Transitions matter. Use them to show progression, not just sequence. Phrases like “That experience clarified…,” “Because of that pressure…,” “What began as a necessity became…,” or “This matters now because…” help the essay feel cumulative rather than fragmented.

Make the Essay Reflective, Specific, and Honest

The strongest scholarship essays do not merely report events. They interpret them. Reflection answers the committee’s silent question: So what? Why does this story matter beyond the fact that it happened?

To deepen reflection, try these prompts while revising:

  • What belief about yourself or your future changed because of this experience?
  • What skill did you build under pressure that you still use now?
  • What did the experience reveal about the kind of student or community member you want to be?
  • Why is financial support meaningful in this context, beyond the obvious fact that college costs money?

Specificity is equally important. Replace broad claims with accountable detail. Instead of “I helped my community,” explain what you did, for whom, how often, and with what result. Instead of “I faced many challenges,” identify the challenge and the consequence it created. Instead of “I am passionate about education,” show the behavior that proves commitment: attendance, persistence, initiative, improvement, or sacrifice.

Be careful not to overstate. You do not need dramatic language to sound serious. Plain, exact sentences often carry more weight than inflated ones. If your experience includes hardship, present it with dignity and proportion. The goal is not to perform struggle. The goal is to show how you met reality and what that reveals about your readiness for support.

Revise for Reader Impact, Not Just Grammar

A polished essay is usually rewritten, not merely corrected. After your first draft, step back and evaluate what a stranger would actually learn from it. Then revise in layers.

Layer 1: argument

  • Can you state the essay’s main takeaway in one sentence?
  • Does every paragraph strengthen that takeaway?
  • Have you clearly connected your past actions to your present need and future direction?

Layer 2: evidence

  • Have you included at least one concrete example with actions and results?
  • Are there places where a number, timeframe, or responsibility level would make the essay more credible?
  • Have you replaced general praise of yourself with proof?

Layer 3: reflection

  • Does the essay explain what changed in you, not just what happened around you?
  • Have you answered why this scholarship matters at this point in your education?
  • Does the conclusion leave the reader with a clear sense of direction?

Layer 4: style

  • Cut throat-clearing phrases and repeated ideas.
  • Replace passive constructions with active ones when possible.
  • Break up paragraphs that try to do too much.
  • Read the essay aloud to catch stiffness, vagueness, or exaggerated claims.

If possible, ask a trusted reader one focused question: What do you think this essay proves about me? If their answer does not match your intended takeaway, revise for clarity.

Avoid the Mistakes That Make Essays Forgettable

Many scholarship essays fail for predictable reasons. You can avoid them.

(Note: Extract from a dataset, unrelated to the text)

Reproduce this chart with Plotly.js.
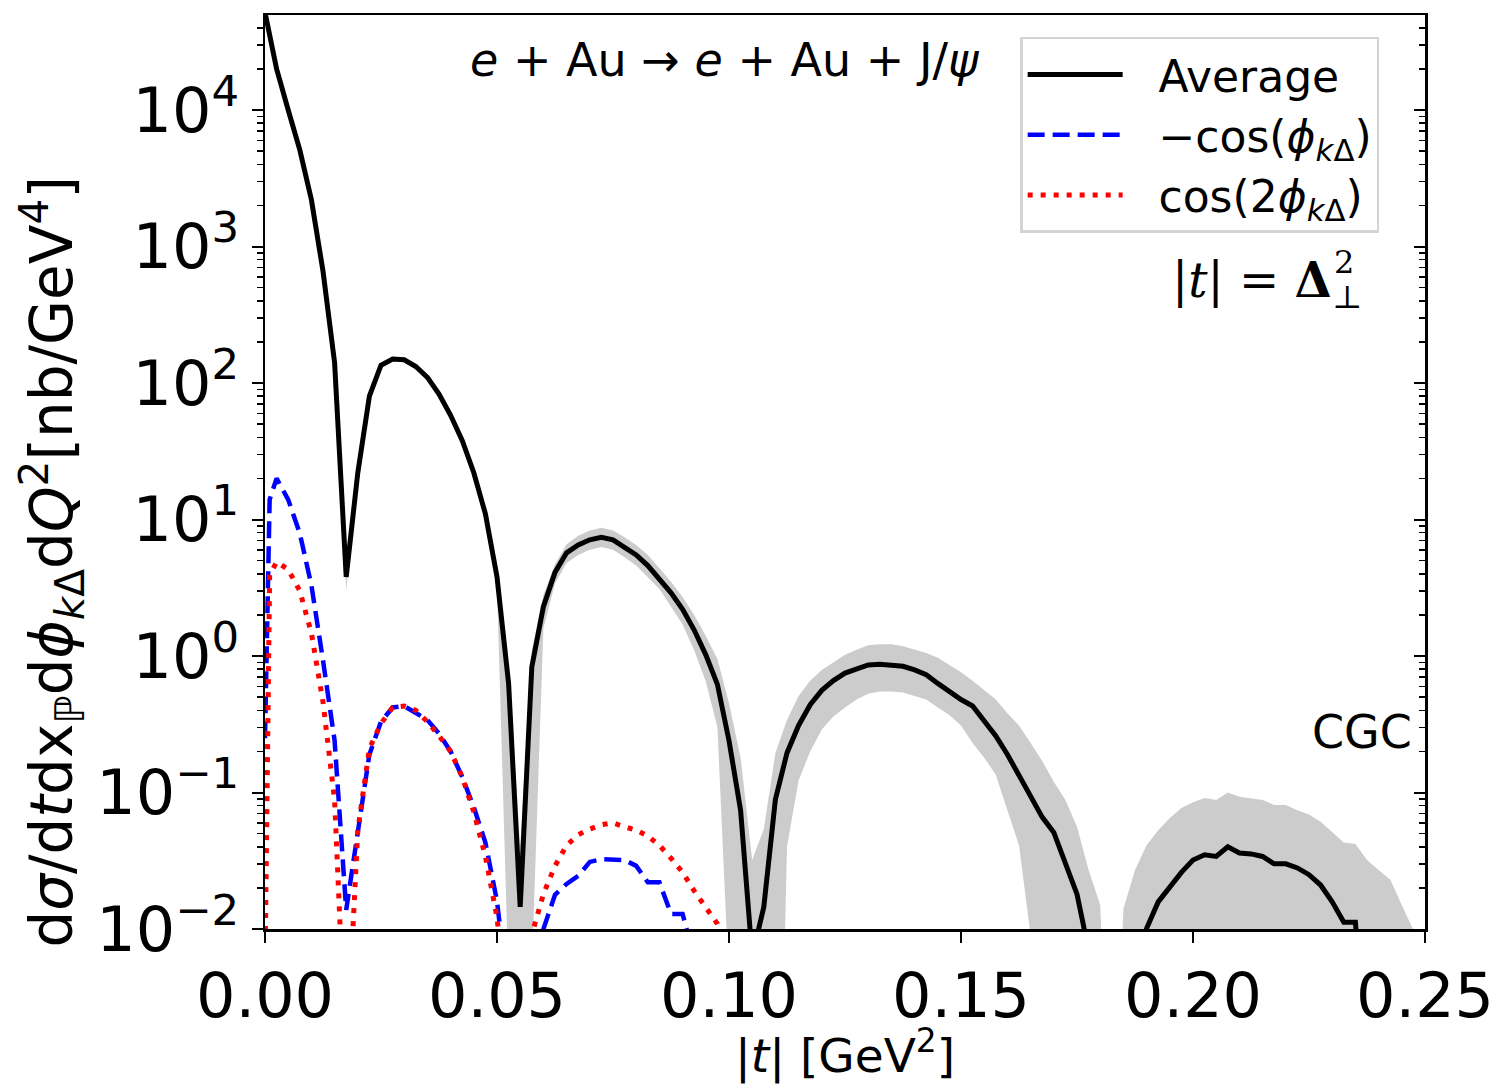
<!DOCTYPE html>
<html>
<head>
<meta charset="utf-8">
<script src="https://cdn.plot.ly/plotly-3.0.1.min.js"></script>
<style>html,body{margin:0;padding:0;background:#fff;}#plot{width:1500px;height:1084px;}</style>
</head>
<body>
<div id="plot"></div>
<script>
// |t| grid for the average and its band
const t = [0,0.0025,0.005,0.0075,0.01,0.0125,0.015,0.0175,0.02,0.0225,0.025,0.0275,0.03,0.0325,0.035,0.0375,0.04,0.0425,0.045,0.0475,
0.05,0.0525,0.055,0.0575,0.06,0.0625,0.065,0.0675,0.07,0.0725,0.075,0.0775,0.08,0.0825,0.085,0.0875,0.09,0.0925,0.095,0.0975,
0.1,0.1025,0.105,0.1075,0.11,0.1125,0.115,0.1175,0.12,0.1225,0.125,0.1275,0.13,0.1325,0.135,0.1375,0.14,0.1425,0.145,0.1475,
0.15,0.1525,0.155,0.1575,0.16,0.1625,0.165,0.1675,0.17,0.1725,0.175,0.1775,0.18,0.1825,0.185,0.1875,0.19,0.1925,0.195,0.1975,
0.2,0.2025,0.205,0.2075,0.21,0.2125,0.215,0.2175,0.22,0.2225,0.225,0.2275,0.23,0.2325,0.235,0.2375,0.24,0.2425,0.245,0.2475,0.25];

const average = [52000,20000,10000,5100,2200,660,141,3.8,22,80,135,150,148,132,110,83,58,38,22,11,
3.8,0.63,0.0145,0.83,2.3,4.1,5.7,6.5,7.1,7.4,7.1,6.3,5.5,4.6,3.7,2.9,2.2,1.55,1.02,0.62,
0.24,0.074,0.0063,0.0145,0.089,0.195,0.31,0.44,0.56,0.66,0.75,0.81,0.86,0.87,0.86,0.84,0.79,0.73,0.63,0.55,
0.48,0.43,0.33,0.26,0.19,0.135,0.096,0.066,0.051,0.030,0.018,0.007,0.002,0.001,0.001,0.004,0.0101,0.0158,0.0203,0.026,
0.032,0.035,0.034,0.040,0.036,0.0355,0.034,0.030,0.030,0.028,0.025,0.021,0.0158,0.0112,0.0112,0.001,0.0006,0.0005,0.0004,0.0003,0.0002];

const bandUpper = [54000,20600,10300,5250,2270,680,146,4.3,23,83,140,156,154,137,114,86,60,39.5,23,11.8,
4.3,0.9,0.04,1.1,2.8,4.7,6.6,7.6,8.3,8.7,8.3,7.4,6.5,5.5,4.4,3.5,2.7,2.0,1.4,0.95,
0.45,0.18,0.032,0.054,0.195,0.34,0.51,0.66,0.79,0.90,1.02,1.11,1.20,1.22,1.22,1.18,1.12,1.05,0.97,0.86,
0.76,0.66,0.56,0.48,0.38,0.31,0.23,0.17,0.12,0.088,0.056,0.027,0.015,0.0001,0.014,0.027,0.041,0.053,0.065,0.077,
0.085,0.091,0.088,0.100,0.093,0.091,0.088,0.081,0.081,0.074,0.069,0.061,0.051,0.043,0.042,0.032,0.027,0.023,0.015,0.0098,0.005];

const bandLower = [50000,19400,9700,4950,2130,640,136,3.0,21,77,130,144,142,127,106,80,56,36.5,21,10.2,
3.2,0.004,0.001,0.005,1.6,3.4,4.8,5.5,6.0,6.3,6.0,5.3,4.6,3.8,3.1,2.3,1.7,1.1,0.65,0.3,
0.004,0.001,0.00001,0.00001,0.00001,0.04,0.123,0.20,0.29,0.36,0.42,0.48,0.53,0.55,0.55,0.54,0.51,0.48,0.42,0.37,
0.31,0.23,0.18,0.135,0.074,0.041,0.009,0.002,0.001,0.001,0.001,0.001,0.001,0.001,0.001,0.001,0.001,0.001,0.001,0.001,
0.001,0.001,0.001,0.001,0.001,0.001,0.001,0.001,0.001,0.001,0.001,0.001,0.001,0.001,0.001,0.001,0.001,0.001,0.001,0.001,0.001];

// |t| grid for the angular modulations
const tMod = [0,0.001,0.0025,0.005,0.0075,0.01,0.0125,0.015,0.0175,0.02,0.0225,0.025,0.0275,0.03,0.0325,0.035,0.0375,0.04,0.0425,0.045,0.0475,
0.05,0.0525,0.055,0.0575,0.06,0.0625,0.065,0.0675,0.07,0.0725,0.075,0.0775,0.08,0.0825,0.085,0.0875,0.09,0.0925,0.095,0.0975,0.1];

const negCos = [0.25,14,20,14,7.9,3.3,0.93,0.24,0.0138,0.050,0.19,0.33,0.42,0.43,0.38,0.34,0.27,0.20,0.13,0.078,0.043,
0.016,0.003,0.001,0.004,0.0100,0.0178,0.0214,0.0245,0.031,0.0325,0.032,0.032,0.029,0.022,0.022,0.0129,0.0129,0.006,0.003,0.002,0.001];

const cos2 = [0.005,3.9,4.9,4.3,3.0,1.47,0.46,0.088,0.001,0.053,0.21,0.32,0.42,0.43,0.40,0.33,0.26,0.20,0.13,0.072,0.034,
0.0122,0.002,0.001,0.0091,0.018,0.029,0.041,0.049,0.054,0.058,0.060,0.056,0.053,0.048,0.041,0.033,0.026,0.019,0.0142,0.0109,0.007];

const xTicks = [0,0.05,0.1,0.15,0.2,0.25];
const yTicks = [0.01,0.1,1,10,100,1000,10000];
const yTickText = ['10<sup>\u22122</sup>','10<sup>\u22121</sup>','10<sup>0</sup>','10<sup>1</sup>','10<sup>2</sup>','10<sup>3</sup>','10<sup>4</sup>'];
const legendNames = ['Average','\u2212cos(<i>\u03d5</i><sub><i>k</i>\u0394</sub>)','cos(2<i>\u03d5</i><sub><i>k</i>\u0394</sub>)'];
const GAP = '\u2002\u2009';

// minor tick positions (axis decoration)
const minorVals = [];
for (let e = -2; e <= 4; e++) for (let m = 2; m <= 9; m++) minorVals.push(m * Math.pow(10, e));

const FONT = 'DejaVu Sans';
const yRange = [-2, 4.696];

const traces = [
  {x: t, y: bandLower, type: 'scatter', mode: 'lines', line: {width: 0, color: 'rgba(0,0,0,0)'}, showlegend: false, hoverinfo: 'skip'},
  {x: t, y: bandUpper, type: 'scatter', mode: 'lines', line: {width: 0, color: 'rgba(0,0,0,0)'}, fill: 'tonexty', fillcolor: 'rgb(204,204,204)', showlegend: false, hoverinfo: 'skip'},
  {x: t, y: average, type: 'scatter', mode: 'lines', name: GAP + legendNames[0], line: {color: 'black', width: 5}},
  {x: tMod, y: negCos, type: 'scatter', mode: 'lines', name: GAP + legendNames[1], line: {color: 'rgb(0,0,255)', width: 4.5, dash: '17px,8px'}},
  {x: tMod, y: cos2, type: 'scatter', mode: 'lines', name: GAP + legendNames[2], line: {color: 'rgb(255,0,0)', width: 5, dash: '5px,8px'}},
  {x: [], y: [], yaxis: 'y2', type: 'scatter', showlegend: false, hoverinfo: 'skip'}
];

const layout = {
  width: 1500, height: 1084,
  margin: {l: 265, r: 75, t: 15, b: 155},
  paper_bgcolor: 'white', plot_bgcolor: 'white',
  font: {family: FONT, color: 'black'},
  showlegend: true,
  xaxis: {
    range: [0, 0.25], tickvals: xTicks, tickformat: '.2f',
    ticks: 'outside', ticklen: 11, tickwidth: 2, tickcolor: 'black',
    showline: true, linecolor: 'black', linewidth: 2.5, mirror: true,
    showgrid: false, zeroline: false,
    tickfont: {size: 62, family: FONT},
    title: {text: '|<i>t</i>| [GeV<sup>2</sup>]', font: {size: 47, family: FONT}, standoff: 17}
  },
  yaxis: {
    type: 'log', range: yRange, tickmode: 'array', tickvals: yTicks, ticktext: yTickText,
    ticks: 'outside', ticklen: 11, tickwidth: 2, tickcolor: 'black',
    minor: {tickmode: 'array', tickvals: minorVals, ticks: 'outside', ticklen: 6, tickwidth: 1.5, tickcolor: 'black', showgrid: false},
    showline: true, linecolor: 'black', linewidth: 2.5, mirror: true,
    showgrid: false, zeroline: false,
    tickfont: {size: 62, family: FONT}
  },
  yaxis2: {
    type: 'log', range: yRange, overlaying: 'y', side: 'right', tickmode: 'array', tickvals: yTicks,
    showticklabels: false, ticks: 'inside', ticklen: 11, tickwidth: 2, tickcolor: 'black',
    minor: {tickmode: 'array', tickvals: minorVals, ticks: 'inside', ticklen: 6, tickwidth: 1.5, tickcolor: 'black', showgrid: false},
    showline: false, showgrid: false, zeroline: false
  },
  legend: {
    x: 0.651, y: 0.976, xanchor: 'left', yanchor: 'top', traceorder: 'normal',
    bgcolor: 'rgba(255,255,255,0.8)', bordercolor: '#d4d4d4', borderwidth: 2.5,
    font: {size: 44, family: FONT}, itemwidth: 95, tracegroupgap: 0
  },
  annotations: [
    {xref: 'paper', yref: 'paper', x: -0.184, y: 0.4015, xanchor: 'center', yanchor: 'middle', showarrow: false, textangle: -90,
     text: 'd<i>\u03c3</i>/d<i>t</i>dx<sub>\u2119</sub>d<i>\u03d5</i><sub><i>k</i>\u0394</sub>d<i>Q</i><sup>2</sup>[nb/GeV<sup>4</sup>]',
     font: {size: 58, family: FONT}},
    {xref: 'paper', yref: 'paper', x: 0.3966, y: 0.9508, xanchor: 'center', yanchor: 'middle', showarrow: false,
     text: '<i>e</i> + Au \u2192 <i>e</i> + Au + J/<i>\u03c8</i>', font: {size: 46, family: FONT}},
    {xref: 'paper', yref: 'paper', x: 0.780, y: 0.710, xanchor: 'left', yanchor: 'middle', showarrow: false,
     text: '|<i>t</i>| = <b>\u0394</b>', font: {size: 48, family: 'DejaVu Serif'}},
    {xref: 'paper', yref: 'paper', x: 0.9198, y: 0.7297, xanchor: 'left', yanchor: 'middle', showarrow: false,
     text: '2', font: {size: 32, family: 'DejaVu Serif'}},
    {xref: 'paper', yref: 'paper', x: 0.918, y: 0.6915, xanchor: 'left', yanchor: 'middle', showarrow: false,
     text: '\u22a5', font: {size: 32, family: 'DejaVu Serif'}},
    {xref: 'paper', yref: 'paper', x: 0.9457, y: 0.2155, xanchor: 'center', yanchor: 'middle', showarrow: false,
     text: 'CGC', font: {size: 46, family: FONT}}
  ]
};

Plotly.newPlot('plot', traces, layout, {staticPlot: true});
</script>
</body>
</html>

  • Cliche openings. Do not begin with “From a young age,” “I have always been passionate about,” or similar filler. Start with a real moment.
  • Trait lists without evidence. Words like hardworking, resilient, and dedicated mean little unless the essay demonstrates them.
  • Too much summary. If the essay sounds like a resume in sentence form, slow down and develop one or two meaningful examples.
  • Unclear need. If the scholarship would help with education costs, explain how support would affect your path in practical terms.
  • Generic future goals. “I want to make a difference” is incomplete. In what area, through what kind of work, and why does that direction fit your experience?
  • Overwriting. Big words and abstract phrasing can hide weak thinking. Choose clarity over performance.

Your final essay should feel unmistakably yours: grounded in your circumstances, supported by real evidence, and shaped by reflection rather than slogans. If a reader finishes with a clear sense of your character, your record of action, and the practical importance of support at this stage, the essay is doing its job.

FAQ

How personal should my Melvin R. Green Scholarship essay be?
Personal enough to feel human, but focused enough to stay relevant. Share experiences that explain your choices, responsibilities, and educational path, not every detail of your life. The best personal material also advances the essay's main point.
Should I focus more on financial need or on my achievements?
Usually both, but in a clear order. Show what you have already done with the opportunities and constraints you have had, then explain why support matters now. Need is more persuasive when the reader can see your effort, judgment, and momentum.
What if I do not have major awards or leadership titles?
You do not need prestigious titles to write a strong essay. Work, caregiving, persistence in school, community involvement, and steady improvement can all demonstrate responsibility and impact. Focus on what you actually did, why it mattered, and what it shows about your readiness for further study.